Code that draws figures
-=-=-
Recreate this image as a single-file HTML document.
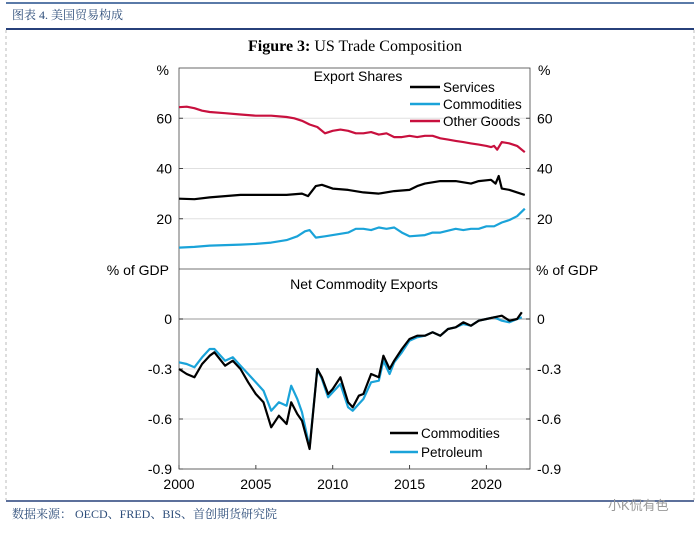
<!DOCTYPE html>
<html><head><meta charset="utf-8"><style>
body{margin:0;background:#fff;width:700px;height:534px;overflow:hidden;font-family:"Liberation Sans",sans-serif}
</style></head><body>
<svg width="700" height="534" xmlns="http://www.w3.org/2000/svg">
<rect x="0" y="0" width="700" height="534" fill="#fff"/>
<line x1="6" y1="3" x2="694" y2="3" stroke="#5a7aa8" stroke-width="2"/>
<text x="12" y="19" font-size="12" fill="#2d4d7a" font-family="'Liberation Serif','Noto Serif CJK SC',serif">图表 4. 美国贸易构成</text>
<line x1="6" y1="29" x2="694" y2="29" stroke="#27407a" stroke-width="2"/>
<line x1="6" y1="30" x2="6" y2="500" stroke="#bbb" stroke-dasharray="3,3"/>
<line x1="694" y1="30" x2="694" y2="500" stroke="#bbb" stroke-dasharray="3,3"/>
<line x1="6" y1="501" x2="694" y2="501" stroke="#27407a" stroke-width="1.5"/>
<text x="12" y="518" font-size="12" fill="#2d4d7a" font-family="'Liberation Serif','Noto Serif CJK SC',serif">数据来源：  OECD、FRED、BIS、首创期货研究院</text>
<text x="608" y="510" font-size="13" fill="#999" font-family="'Liberation Sans','Noto Sans CJK SC',sans-serif">小K侃有色</text>
<text x="355" y="51" text-anchor="middle" font-size="16" font-family="'Liberation Serif',serif"><tspan font-weight="bold">Figure 3:</tspan> US Trade Composition</text>
<g id="plot"></g>
</svg>
<script>
const svgNS="http://www.w3.org/2000/svg";
const g=document.getElementById('plot');
const xTicks=[2000,2005,2010,2015,2020];
const topTicks=[20,40,60];
const botTicks=[0,-0.3,-0.6,-0.9];
const botTickLabels=["0","-0.3","-0.6","-0.9"];
// Export shares
const otherT=[2000,2000.5,2001,2001.5,2002,2003,2004,2005,2006,2007,2007.5,2008,2008.5,2009,2009.5,2010,2010.5,2011,2011.5,2012,2012.5,2013,2013.5,2014,2014.5,2015,2015.5,2016,2016.5,2017,2017.5,2018,2018.5,2019,2019.5,2020,2020.3,2020.5,2020.7,2021,2021.5,2022,2022.5];
const otherV=[64.4,64.6,64,63,62.5,62,61.5,61,61,60.5,60,59,57.5,56.5,54,55,55.5,55,54,54,54.5,53.5,54,52.5,52.5,53,52.5,53,53,52,51.5,51,50.5,50,49.5,49,48.5,49,47.5,50.5,50,49,46.5];
const servT=[2000,2001,2002,2003,2004,2005,2006,2007,2008,2008.4,2008.9,2009.3,2010,2011,2012,2013,2014,2015,2015.5,2016,2017,2018,2019,2019.5,2020.3,2020.6,2020.8,2021,2021.5,2022,2022.5];
const servV=[28,27.8,28.5,29,29.5,29.5,29.5,29.5,30,29,33,33.5,32,31.5,30.5,30,31,31.5,33,34,35,35,34,35,35.5,34,37,32,31.5,30.5,29.5];
const commT=[2000,2001,2002,2003,2004,2005,2006,2007,2007.7,2008.2,2008.5,2008.9,2009.5,2010,2011,2011.5,2012,2012.5,2013,2013.5,2014,2014.5,2015,2016,2016.5,2017,2018,2018.5,2019,2019.5,2020,2020.5,2021,2021.5,2022,2022.5];
const commV=[8.5,8.8,9.3,9.5,9.7,10,10.5,11.5,13,15,15.5,12.5,13,13.5,14.5,16,16,15.5,16.5,16,16.5,14.5,13,13.5,14.5,14.5,16,15.5,16,16,17,17,18.5,19.5,21,24];
// Net commodity exports
const ncT=[2000,2000.5,2001,2001.5,2002,2002.3,2003,2003.5,2004,2004.5,2005,2005.5,2006,2006.5,2007,2007.3,2007.7,2008,2008.5,2009,2009.3,2009.7,2010,2010.5,2011,2011.3,2011.7,2012,2012.5,2013,2013.3,2013.7,2014,2014.5,2015,2015.5,2016,2016.5,2017,2017.5,2018,2018.5,2019,2019.5,2020,2020.5,2021,2021.5,2022,2022.3];
const ncV=[-0.3,-0.33,-0.35,-0.27,-0.22,-0.2,-0.28,-0.25,-0.3,-0.38,-0.45,-0.5,-0.65,-0.58,-0.63,-0.5,-0.57,-0.61,-0.78,-0.3,-0.35,-0.45,-0.42,-0.35,-0.5,-0.53,-0.46,-0.45,-0.33,-0.35,-0.22,-0.3,-0.25,-0.18,-0.12,-0.1,-0.1,-0.08,-0.1,-0.06,-0.05,-0.02,-0.04,-0.01,0,0.01,0.02,-0.01,0,0.04];
const petT=[2000,2000.5,2001,2001.5,2002,2002.3,2003,2003.5,2004,2004.5,2005,2005.5,2006,2006.5,2007,2007.3,2007.7,2008,2008.5,2009,2009.3,2009.7,2010,2010.5,2011,2011.3,2011.7,2012,2012.5,2013,2013.3,2013.7,2014,2014.5,2015,2015.5,2016,2016.5,2017,2017.5,2018,2018.5,2019,2019.5,2020,2020.5,2021,2021.5,2022,2022.3];
const petV=[-0.26,-0.27,-0.29,-0.23,-0.18,-0.18,-0.25,-0.23,-0.28,-0.33,-0.38,-0.43,-0.55,-0.5,-0.52,-0.4,-0.48,-0.56,-0.77,-0.3,-0.36,-0.47,-0.44,-0.39,-0.53,-0.55,-0.51,-0.48,-0.38,-0.37,-0.25,-0.33,-0.26,-0.2,-0.13,-0.11,-0.1,-0.08,-0.1,-0.06,-0.05,-0.03,-0.04,-0.01,0,0.01,-0.01,-0.02,0,0.01];

const X0=179,X1=530,YT=68,YM=269,YB=469;
const xs=t=>X0+(t-2000)*15.37;
const yTop=v=>YM-(v/80)*(YM-YT);
const yBot=v=>YM-(v-0.3)/1.2*(YB-YM);
function el(tag,attrs,parent){const e=document.createElementNS(svgNS,tag);for(const k in attrs)e.setAttribute(k,attrs[k]);(parent||g).appendChild(e);return e;}
function txt(x,y,s,anchor,size){const t=el('text',{x:x,y:y,'text-anchor':anchor||'start','font-size':size||14});t.textContent=s;return t;}
// gridlines
topTicks.forEach(v=>{const l=el('line',{x1:X0,x2:X1,y1:yTop(v),y2:yTop(v),stroke:'#e0e0e0'});

});
botTicks.forEach(v=>{const l=el('line',{x1:X0,x2:X1,y1:yBot(v),y2:yBot(v),stroke:v===0?'#bbb':'#e0e0e0','stroke-width':v===0?1.5:1});

});
// frame
const fr=el('rect',{x:X0,y:YT,width:X1-X0,height:YB-YT,fill:'none',stroke:'#444','stroke-width':0.8});


const sep=el('line',{x1:X0,x2:X1,y1:YM,y2:YM,stroke:'#444','stroke-width':0.8});


// y ticks/labels
topTicks.forEach(v=>{const y=yTop(v);
el('line',{x1:X0,x2:X0+4,y1:y,y2:y,stroke:'#444'});el('line',{x1:X1-4,x2:X1,y1:y,y2:y,stroke:'#444'});
const a=txt(X0-7,y+5,String(v),'end');
const b=txt(X1+7,y+5,String(v),'start');});
botTicks.forEach((v,i)=>{const y=yBot(v);
el('line',{x1:X0,x2:X0+4,y1:y,y2:y,stroke:'#444'});el('line',{x1:X1-4,x2:X1,y1:y,y2:y,stroke:'#444'});
const a=txt(X0-7,y+5,botTickLabels[i],'end');
const b=txt(X1+7,y+5,botTickLabels[i],'start');});
xTicks.forEach(t=>{const x=xs(t);el('line',{x1:x,x2:x,y1:YB,y2:YB-4,stroke:'#444'});
const a=txt(x,YB+20,String(t),'middle');});
[['%',X0-10,YT+7,'end'],['%',X1+8,YT+7,'start'],['% of GDP',X0-10,YM+6,'end'],['% of GDP',X1+6,YM+6,'start']].forEach(u=>{
const a=txt(u[1],u[2],u[0],u[3]);});
const p1=txt(358,81,'Export Shares','middle');
const p2=txt(364,289,'Net Commodity Exports','middle');
function series(T,V,ymap,color,name){const d=T.map((t,i)=>(i?'L':'M')+xs(t).toFixed(1)+','+ymap(V[i]).toFixed(1)).join('');
const p=el('path',{d:d,fill:'none',stroke:color,'stroke-width':2.2,'stroke-linejoin':'round'});

}
series(otherT,otherV,yTop,'#c8103e','other-goods-line');
series(servT,servV,yTop,'#000','services-line');
series(commT,commV,yTop,'#1aa3d9','commodities-share-line');
series(petT,petV,yBot,'#1aa3d9','petroleum-line');
series(ncT,ncV,yBot,'#000','net-commodities-line');
function leg(x1,x2,y,color,label,name){const l=el('line',{x1:x1,x2:x2,y1:y,y2:y,stroke:color,'stroke-width':2.5});
const t=txt(x2+3,y+5,label,'start',13.5);
const gg=el('g',{});gg.appendChild(l);gg.appendChild(t);

}
leg(410,440,87,'#000','Services','legend-services');
leg(410,440,104,'#1aa3d9','Commodities','legend-commodities');
leg(410,440,121,'#c8103e','Other Goods','legend-other-goods');
leg(390,418,433,'#000','Commodities','legend-net-commodities');
leg(390,418,452,'#1aa3d9','Petroleum','legend-petroleum');
</script>
</body></html>
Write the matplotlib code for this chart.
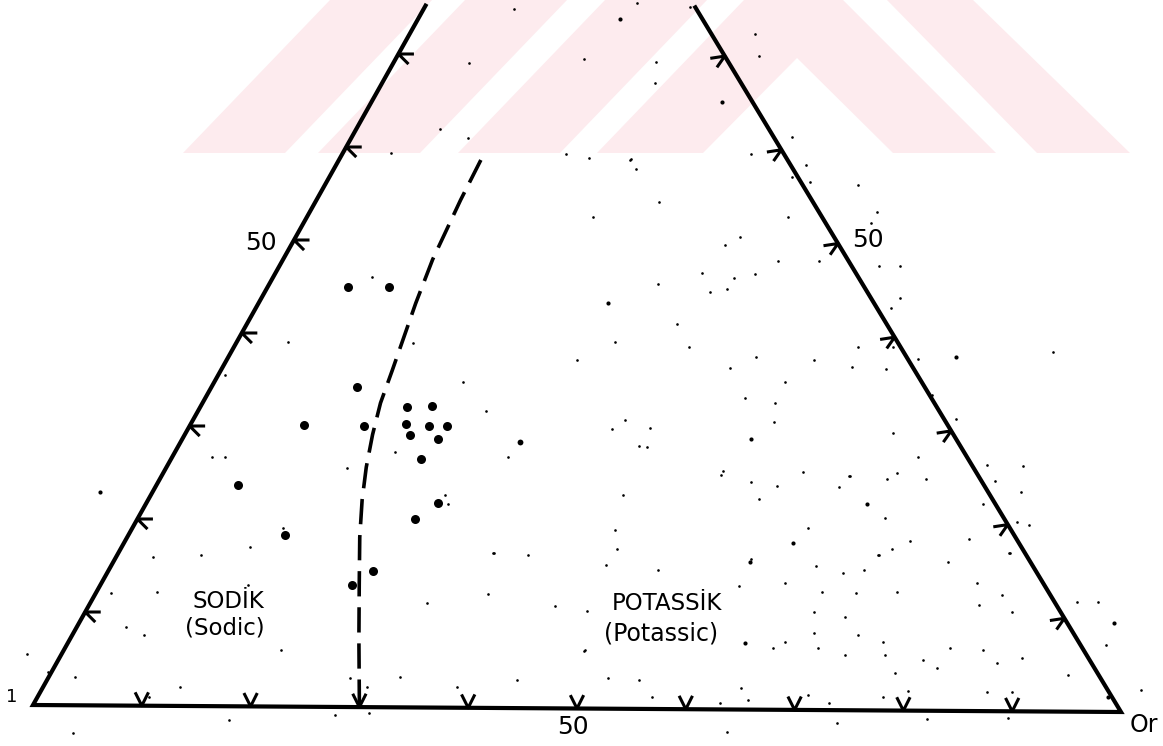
-=-=-
§ **WHAT THE EXERCISE ASKS**
Tally the lines of the records holding the word "this", then give only the resulting number.

§ **EXPECTED OUTPUT**
2